Speaking on the coin design process, Henry Gray had this to say, detailing the overall design journey along with the various trials and tribulations he experienced along the way.
“Every brief from The Royal Mint is always interesting, covering a variety of diverse subjects. I knew this first-hand from working on 2017’s First World War Aviation £2 coin and the brief for the 150th anniversary of the British Red Cross was no exception.
“My designs are rooted in finding a narrative that can communicate a message that resonates. Before beginning my design process, I always conduct in-depth research and aim to let the stories that I uncover guide the direction of the design.
“The whole process involves three primary stages of design, covering the initial concept all the way through to the final design. For this release in particular, several designs were made at each stage before eventually being whittled down to the finished article we see today.
“The main challenge I found during this particular project was trying to marry the mainly historical public perception of the British Red Cross with its current brand positioning today. The space available to create a compelling narrative is very restrictive, so a distillation of a key theme or idea is often the only solution.

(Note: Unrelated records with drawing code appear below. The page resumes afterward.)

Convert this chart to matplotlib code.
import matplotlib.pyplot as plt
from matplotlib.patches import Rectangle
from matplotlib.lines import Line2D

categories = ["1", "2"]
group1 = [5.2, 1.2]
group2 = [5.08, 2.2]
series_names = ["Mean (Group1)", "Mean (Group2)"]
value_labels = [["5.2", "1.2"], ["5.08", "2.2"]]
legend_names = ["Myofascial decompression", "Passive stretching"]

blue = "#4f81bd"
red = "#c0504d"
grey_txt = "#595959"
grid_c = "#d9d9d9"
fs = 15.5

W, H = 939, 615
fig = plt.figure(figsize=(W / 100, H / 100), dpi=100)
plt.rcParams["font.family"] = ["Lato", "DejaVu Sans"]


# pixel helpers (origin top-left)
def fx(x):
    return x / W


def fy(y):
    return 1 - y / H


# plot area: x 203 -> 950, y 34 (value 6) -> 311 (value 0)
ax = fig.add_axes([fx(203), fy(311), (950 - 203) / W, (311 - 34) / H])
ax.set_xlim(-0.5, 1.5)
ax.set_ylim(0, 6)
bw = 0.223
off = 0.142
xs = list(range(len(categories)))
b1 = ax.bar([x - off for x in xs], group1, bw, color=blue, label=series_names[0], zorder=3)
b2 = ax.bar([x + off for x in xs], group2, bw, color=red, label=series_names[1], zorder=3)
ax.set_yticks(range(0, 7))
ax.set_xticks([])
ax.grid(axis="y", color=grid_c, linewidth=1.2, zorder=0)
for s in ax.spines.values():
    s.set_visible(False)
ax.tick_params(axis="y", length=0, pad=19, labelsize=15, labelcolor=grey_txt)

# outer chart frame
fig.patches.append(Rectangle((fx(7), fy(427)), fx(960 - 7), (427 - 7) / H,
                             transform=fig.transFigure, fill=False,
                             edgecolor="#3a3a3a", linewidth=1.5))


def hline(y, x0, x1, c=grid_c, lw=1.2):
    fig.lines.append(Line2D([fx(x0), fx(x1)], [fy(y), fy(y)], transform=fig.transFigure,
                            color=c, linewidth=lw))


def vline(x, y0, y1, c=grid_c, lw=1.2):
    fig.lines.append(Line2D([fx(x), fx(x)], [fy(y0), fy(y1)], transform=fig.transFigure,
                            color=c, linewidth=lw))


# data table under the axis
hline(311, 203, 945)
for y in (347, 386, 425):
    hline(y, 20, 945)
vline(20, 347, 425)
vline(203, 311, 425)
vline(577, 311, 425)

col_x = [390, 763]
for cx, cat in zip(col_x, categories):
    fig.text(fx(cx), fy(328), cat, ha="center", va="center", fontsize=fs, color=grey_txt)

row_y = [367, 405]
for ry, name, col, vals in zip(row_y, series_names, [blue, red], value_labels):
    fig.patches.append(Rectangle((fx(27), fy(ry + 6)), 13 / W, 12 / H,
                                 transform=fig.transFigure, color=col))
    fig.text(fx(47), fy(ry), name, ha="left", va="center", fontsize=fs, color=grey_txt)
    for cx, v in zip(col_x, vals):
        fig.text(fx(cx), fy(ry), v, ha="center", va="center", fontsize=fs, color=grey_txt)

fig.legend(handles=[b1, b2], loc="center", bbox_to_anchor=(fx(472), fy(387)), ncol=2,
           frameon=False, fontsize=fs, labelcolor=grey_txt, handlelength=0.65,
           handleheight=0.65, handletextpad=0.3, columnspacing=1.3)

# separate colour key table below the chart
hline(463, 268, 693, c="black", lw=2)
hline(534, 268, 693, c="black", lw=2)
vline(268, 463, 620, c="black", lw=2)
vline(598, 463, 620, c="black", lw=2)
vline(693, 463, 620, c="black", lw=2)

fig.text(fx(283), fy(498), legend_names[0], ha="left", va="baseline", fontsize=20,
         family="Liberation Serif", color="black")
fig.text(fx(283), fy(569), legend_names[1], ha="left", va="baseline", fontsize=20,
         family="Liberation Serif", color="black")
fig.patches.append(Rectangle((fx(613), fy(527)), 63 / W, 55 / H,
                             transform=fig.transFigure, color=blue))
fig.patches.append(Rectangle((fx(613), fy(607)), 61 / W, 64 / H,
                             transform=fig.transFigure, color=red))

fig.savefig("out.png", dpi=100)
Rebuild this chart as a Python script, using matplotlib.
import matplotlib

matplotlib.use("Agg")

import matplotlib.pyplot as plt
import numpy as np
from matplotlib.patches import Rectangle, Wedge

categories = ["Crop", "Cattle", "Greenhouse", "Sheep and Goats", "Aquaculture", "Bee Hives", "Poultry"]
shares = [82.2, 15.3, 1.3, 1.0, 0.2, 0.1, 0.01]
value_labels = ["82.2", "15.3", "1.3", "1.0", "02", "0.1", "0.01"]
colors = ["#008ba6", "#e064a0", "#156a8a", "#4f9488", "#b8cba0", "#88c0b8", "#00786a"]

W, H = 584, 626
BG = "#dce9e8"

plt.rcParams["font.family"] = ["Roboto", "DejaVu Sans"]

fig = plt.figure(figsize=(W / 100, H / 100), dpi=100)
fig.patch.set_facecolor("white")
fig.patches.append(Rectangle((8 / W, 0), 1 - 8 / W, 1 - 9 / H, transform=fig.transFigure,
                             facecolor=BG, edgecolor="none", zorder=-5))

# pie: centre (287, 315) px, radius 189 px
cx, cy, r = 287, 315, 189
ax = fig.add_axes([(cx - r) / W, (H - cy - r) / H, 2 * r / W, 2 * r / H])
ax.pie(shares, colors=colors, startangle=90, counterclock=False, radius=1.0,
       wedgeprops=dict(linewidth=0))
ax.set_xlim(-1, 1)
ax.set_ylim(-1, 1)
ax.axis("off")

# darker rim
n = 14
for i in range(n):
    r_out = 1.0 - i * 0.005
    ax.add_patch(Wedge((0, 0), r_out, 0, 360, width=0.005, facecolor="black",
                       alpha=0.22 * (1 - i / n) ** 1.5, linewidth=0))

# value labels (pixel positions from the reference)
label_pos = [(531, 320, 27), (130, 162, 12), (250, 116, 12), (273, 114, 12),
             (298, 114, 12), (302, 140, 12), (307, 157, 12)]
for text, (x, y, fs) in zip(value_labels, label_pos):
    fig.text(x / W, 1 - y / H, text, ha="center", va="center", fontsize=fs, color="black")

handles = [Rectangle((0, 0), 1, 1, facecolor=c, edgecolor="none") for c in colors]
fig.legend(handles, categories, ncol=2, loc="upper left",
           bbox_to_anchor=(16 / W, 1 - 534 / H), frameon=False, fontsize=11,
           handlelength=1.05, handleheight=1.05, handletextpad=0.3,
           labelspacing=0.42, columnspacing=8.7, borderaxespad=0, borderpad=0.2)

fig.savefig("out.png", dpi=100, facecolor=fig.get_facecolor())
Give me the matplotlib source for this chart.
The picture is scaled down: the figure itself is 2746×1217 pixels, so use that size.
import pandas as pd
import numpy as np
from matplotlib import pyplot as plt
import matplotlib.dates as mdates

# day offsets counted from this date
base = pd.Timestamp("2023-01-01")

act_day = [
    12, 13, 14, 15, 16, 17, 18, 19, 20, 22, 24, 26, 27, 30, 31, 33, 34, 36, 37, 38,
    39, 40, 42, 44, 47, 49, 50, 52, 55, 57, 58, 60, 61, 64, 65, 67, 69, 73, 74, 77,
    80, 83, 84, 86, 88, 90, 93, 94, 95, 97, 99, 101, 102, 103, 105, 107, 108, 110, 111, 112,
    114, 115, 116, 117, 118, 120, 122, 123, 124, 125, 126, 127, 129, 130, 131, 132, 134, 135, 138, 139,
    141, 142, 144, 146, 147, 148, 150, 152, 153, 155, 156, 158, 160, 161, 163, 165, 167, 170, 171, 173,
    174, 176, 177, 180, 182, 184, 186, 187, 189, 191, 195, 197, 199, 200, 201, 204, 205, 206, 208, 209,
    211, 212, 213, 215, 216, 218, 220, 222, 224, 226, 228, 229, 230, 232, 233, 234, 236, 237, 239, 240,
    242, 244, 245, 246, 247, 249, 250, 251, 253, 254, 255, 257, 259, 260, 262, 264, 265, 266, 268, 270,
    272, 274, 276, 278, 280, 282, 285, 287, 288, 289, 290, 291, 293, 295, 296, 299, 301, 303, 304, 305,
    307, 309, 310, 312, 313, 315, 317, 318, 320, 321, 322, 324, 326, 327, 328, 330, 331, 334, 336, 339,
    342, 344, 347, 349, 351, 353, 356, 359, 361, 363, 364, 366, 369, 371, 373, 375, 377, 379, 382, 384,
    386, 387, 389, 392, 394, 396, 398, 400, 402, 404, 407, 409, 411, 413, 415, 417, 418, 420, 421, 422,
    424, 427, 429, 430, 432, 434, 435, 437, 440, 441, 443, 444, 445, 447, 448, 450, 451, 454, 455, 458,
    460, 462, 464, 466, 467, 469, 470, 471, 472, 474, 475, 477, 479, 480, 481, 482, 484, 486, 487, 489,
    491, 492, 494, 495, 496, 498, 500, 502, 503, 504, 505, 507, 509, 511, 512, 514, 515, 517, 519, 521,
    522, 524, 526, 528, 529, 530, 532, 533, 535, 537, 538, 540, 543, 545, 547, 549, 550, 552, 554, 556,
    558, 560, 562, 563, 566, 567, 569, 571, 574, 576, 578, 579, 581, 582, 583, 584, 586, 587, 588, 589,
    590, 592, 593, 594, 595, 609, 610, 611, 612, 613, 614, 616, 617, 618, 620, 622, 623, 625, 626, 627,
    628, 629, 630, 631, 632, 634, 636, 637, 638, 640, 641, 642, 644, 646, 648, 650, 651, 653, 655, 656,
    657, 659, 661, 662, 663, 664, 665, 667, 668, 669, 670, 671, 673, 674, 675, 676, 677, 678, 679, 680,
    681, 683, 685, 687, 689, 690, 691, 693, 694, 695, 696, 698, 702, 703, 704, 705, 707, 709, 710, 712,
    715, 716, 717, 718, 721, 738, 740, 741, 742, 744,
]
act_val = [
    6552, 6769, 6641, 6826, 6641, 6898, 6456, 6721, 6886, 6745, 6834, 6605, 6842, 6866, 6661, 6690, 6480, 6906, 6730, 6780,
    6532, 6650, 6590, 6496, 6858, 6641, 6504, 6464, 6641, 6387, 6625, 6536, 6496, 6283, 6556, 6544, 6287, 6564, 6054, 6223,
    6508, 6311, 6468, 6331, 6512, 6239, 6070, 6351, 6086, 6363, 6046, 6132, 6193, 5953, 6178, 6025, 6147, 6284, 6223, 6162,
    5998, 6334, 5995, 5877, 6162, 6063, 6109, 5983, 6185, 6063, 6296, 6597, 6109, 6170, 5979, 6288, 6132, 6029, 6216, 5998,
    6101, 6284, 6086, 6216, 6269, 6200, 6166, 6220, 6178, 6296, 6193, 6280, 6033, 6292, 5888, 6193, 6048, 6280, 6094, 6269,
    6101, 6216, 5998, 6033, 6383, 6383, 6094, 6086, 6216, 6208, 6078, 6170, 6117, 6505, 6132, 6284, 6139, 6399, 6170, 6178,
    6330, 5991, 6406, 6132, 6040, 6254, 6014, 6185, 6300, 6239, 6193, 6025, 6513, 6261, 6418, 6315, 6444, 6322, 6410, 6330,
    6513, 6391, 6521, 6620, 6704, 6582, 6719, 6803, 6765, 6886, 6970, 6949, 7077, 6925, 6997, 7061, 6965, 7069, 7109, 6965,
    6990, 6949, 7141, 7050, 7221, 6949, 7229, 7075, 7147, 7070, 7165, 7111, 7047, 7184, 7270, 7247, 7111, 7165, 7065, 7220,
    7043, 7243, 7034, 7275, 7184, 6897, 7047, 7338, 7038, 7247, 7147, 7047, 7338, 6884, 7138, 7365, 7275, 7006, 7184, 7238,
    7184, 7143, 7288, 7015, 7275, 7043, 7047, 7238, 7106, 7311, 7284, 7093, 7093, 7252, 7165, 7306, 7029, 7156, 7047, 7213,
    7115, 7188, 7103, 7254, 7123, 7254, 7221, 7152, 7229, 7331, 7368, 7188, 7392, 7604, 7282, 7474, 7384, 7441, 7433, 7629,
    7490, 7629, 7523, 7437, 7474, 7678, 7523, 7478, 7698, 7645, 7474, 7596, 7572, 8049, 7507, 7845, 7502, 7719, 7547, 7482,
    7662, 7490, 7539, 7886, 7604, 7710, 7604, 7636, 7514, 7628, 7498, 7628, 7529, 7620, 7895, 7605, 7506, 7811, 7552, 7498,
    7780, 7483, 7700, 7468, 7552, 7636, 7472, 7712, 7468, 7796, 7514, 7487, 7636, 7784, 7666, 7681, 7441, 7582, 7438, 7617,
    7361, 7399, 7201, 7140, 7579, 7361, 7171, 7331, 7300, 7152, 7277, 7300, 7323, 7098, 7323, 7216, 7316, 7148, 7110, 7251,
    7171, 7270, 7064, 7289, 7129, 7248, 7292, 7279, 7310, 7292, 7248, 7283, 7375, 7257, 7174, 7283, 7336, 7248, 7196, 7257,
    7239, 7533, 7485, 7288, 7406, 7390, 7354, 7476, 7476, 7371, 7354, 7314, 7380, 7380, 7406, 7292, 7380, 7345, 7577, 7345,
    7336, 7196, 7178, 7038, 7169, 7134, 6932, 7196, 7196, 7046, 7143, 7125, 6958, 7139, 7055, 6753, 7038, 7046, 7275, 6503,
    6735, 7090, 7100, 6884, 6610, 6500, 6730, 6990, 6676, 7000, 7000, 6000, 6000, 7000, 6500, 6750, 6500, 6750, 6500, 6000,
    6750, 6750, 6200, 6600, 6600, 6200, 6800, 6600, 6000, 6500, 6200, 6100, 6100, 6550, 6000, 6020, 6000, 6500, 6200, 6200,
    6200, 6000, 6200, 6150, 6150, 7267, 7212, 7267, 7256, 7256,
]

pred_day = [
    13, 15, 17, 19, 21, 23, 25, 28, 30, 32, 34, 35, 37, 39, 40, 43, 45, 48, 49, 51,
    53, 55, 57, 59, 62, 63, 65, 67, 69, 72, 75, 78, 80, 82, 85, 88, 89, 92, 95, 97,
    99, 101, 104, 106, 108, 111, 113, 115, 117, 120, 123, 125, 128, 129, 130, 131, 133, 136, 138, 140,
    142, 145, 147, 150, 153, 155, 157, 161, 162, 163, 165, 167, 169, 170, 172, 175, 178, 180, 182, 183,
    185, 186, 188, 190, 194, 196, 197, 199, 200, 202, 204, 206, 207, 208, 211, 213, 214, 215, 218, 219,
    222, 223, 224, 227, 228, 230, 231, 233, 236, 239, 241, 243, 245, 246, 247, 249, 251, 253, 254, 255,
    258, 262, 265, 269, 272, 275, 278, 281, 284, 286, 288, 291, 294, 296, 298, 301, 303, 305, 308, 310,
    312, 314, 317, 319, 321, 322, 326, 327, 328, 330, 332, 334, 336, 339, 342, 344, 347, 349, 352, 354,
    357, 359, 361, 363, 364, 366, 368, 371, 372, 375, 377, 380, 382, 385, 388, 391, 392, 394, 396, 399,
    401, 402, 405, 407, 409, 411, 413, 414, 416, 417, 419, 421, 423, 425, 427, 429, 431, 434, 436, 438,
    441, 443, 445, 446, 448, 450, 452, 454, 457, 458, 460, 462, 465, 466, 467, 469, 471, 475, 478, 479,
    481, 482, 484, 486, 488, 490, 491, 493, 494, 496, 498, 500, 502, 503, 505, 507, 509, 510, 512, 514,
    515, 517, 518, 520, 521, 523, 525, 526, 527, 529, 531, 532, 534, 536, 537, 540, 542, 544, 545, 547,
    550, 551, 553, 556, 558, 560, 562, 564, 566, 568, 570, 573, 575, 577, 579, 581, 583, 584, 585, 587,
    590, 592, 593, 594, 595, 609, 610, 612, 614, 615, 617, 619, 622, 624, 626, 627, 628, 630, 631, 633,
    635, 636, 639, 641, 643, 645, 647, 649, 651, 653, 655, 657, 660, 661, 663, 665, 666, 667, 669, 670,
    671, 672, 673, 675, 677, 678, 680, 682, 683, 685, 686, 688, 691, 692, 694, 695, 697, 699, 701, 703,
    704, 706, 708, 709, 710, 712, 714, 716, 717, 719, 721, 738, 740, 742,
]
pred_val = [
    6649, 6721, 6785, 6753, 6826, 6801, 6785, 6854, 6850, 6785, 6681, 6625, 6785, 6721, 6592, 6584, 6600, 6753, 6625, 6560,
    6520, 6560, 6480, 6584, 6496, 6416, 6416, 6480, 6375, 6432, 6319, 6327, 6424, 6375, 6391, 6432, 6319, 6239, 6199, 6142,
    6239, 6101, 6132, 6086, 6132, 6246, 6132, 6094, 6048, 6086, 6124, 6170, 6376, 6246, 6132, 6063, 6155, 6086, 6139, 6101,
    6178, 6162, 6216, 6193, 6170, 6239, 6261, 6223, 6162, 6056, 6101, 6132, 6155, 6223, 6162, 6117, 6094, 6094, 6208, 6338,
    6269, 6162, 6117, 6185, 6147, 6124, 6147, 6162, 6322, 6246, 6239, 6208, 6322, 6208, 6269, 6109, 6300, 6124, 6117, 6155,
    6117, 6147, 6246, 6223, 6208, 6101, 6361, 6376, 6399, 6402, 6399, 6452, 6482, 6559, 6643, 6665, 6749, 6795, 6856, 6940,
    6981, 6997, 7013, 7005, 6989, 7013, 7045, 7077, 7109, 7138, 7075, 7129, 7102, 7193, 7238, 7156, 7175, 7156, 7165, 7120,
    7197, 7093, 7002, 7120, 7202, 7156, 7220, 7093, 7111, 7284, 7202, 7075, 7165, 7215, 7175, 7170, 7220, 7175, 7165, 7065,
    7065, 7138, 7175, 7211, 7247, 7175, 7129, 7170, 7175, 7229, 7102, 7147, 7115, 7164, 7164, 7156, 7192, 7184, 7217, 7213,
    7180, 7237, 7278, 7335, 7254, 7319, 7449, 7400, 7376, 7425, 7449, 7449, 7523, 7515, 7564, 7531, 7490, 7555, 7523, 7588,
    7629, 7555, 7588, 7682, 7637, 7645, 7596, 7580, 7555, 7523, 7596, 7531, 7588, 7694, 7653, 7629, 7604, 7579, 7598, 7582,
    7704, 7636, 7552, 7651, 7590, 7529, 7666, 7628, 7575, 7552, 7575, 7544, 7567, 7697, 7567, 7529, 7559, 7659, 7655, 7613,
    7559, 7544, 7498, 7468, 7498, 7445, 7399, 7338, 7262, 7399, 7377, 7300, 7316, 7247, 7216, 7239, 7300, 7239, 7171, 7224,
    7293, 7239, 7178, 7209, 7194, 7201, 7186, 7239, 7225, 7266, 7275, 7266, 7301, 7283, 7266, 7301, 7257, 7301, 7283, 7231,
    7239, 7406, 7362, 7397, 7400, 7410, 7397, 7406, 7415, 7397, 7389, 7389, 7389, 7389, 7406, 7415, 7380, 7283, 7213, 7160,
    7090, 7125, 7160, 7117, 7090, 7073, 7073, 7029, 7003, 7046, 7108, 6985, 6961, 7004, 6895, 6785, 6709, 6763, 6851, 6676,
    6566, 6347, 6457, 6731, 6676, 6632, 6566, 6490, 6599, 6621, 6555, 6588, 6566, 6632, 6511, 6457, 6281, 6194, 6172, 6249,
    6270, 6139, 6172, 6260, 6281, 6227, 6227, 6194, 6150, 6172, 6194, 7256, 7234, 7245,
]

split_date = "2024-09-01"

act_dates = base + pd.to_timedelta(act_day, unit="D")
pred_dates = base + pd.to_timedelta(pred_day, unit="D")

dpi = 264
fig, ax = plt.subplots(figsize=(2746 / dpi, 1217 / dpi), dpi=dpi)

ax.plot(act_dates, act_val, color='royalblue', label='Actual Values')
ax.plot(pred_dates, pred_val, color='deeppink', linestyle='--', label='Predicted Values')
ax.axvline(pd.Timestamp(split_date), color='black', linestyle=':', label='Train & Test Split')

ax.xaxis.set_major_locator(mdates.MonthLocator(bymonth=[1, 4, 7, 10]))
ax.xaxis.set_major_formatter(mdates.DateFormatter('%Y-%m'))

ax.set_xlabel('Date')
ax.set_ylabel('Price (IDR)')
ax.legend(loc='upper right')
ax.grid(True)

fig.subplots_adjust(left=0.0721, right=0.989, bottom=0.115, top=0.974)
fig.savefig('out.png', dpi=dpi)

“It was important to honour the military roots and historical reputation of overseas aid as they continue to play a big part to this day. Meanwhile, it was equally important to cover the five modern roles of the British Red Cross: crisis response, first aid, independent living, refugee and asylum seeker support, and international work.
“With the richness of the British Red Cross's history and changing roles for the future, this coin needed to say many things to many people without being overtly descriptive of any single event or direction. This began with the emblem.
“The Red Cross emblem was designed to be understood instantly in the fog of war, to save and protect lives. The emblem itself encompasses the history of the charity and is arguably more recognisable than the organisation’s name.
“As a result, I wanted to make sure the emblem took pride of place as a focal point of the design. I positioned the iconic red cross in the prime central location to highlight this, opting to place the words around the edge of the design.
“I also felt it was equally important to include the UK in the design to reinforce the national element of the charity. As the British Red Cross is a proudly British organisation, I included the UK map in prominent position behind the emblem.
“Building on this, I included a distinct background texture to represent the multiple touchpoints of the charity and reinforce the connectedness of the British Red Cross both at home and around the world. The image hopefully illustrates that the British Red Cross is and has always been connected – locally and globally – with networks of support and the ability to respond to those in need with kindness.
“The inclusion of the current British Red Cross slogan – 'The Power of Kindness' – acts to reinforce this key message, highlighting the human element of the charity. My hope is that the coin design helps to raise the profile of the British Red Cross and aid them in the amazing work they carry out on a daily basis.”